Nevertheless, for a club looking to rein in all the baseballs leaving the ballpark, the Reds might not find anyone better-suited for the job than Keuchel. And if Cincinnati, currently projected by FanGraphs to win 76 games in '19, takes things further, perhaps bolstering its bullpen and adding to an already strong lineup, the offseason may just push the Reds into Wild Card contention.
The Reds are rumored to be one of the clubs pursuing Marlins catcher J.T. Realmuto, whom Miami has made available for trade. Realmuto was the best-hitting catcher in baseball last season, slashing .277/.340/.484 with 21 homers in 125 games. And that's not to mention his baserunning -- his average Sprint Speed in '18 was 28.6, well above the MLB average of 27.0.
Cincinnati has also reportedly shown interest in free-agent center fielder A.J. Pollock after non-tendering Billy Hamilton. Pollock had a spectacular two months at the plate to open last season before injury derailed him. Through May 14, he hit .293/.349/.620 with 11 homers in 40 games. He hit just .236/.297/.407 with 10 homers after returning in July.

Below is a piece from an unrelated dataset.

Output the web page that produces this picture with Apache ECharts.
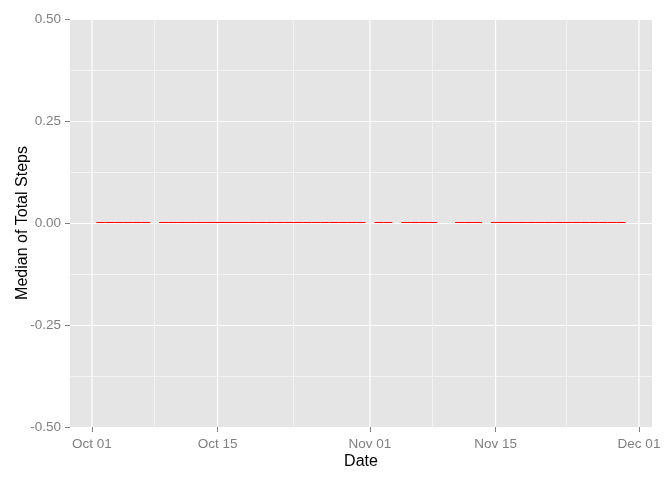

If Realmuto and/or Pollock were to join a group already consisting of perennial Most Valuable Player candidate Joey Votto and sluggers Eugenio Suarez, Scooter Gennett, Scott Schebler and Jesse Winker, it would be a very formidable lineup.
The Reds continue to be one of the most intriguing teams this offseason, given how much they could improve their lot in the NL Central. Only time will tell what comes next.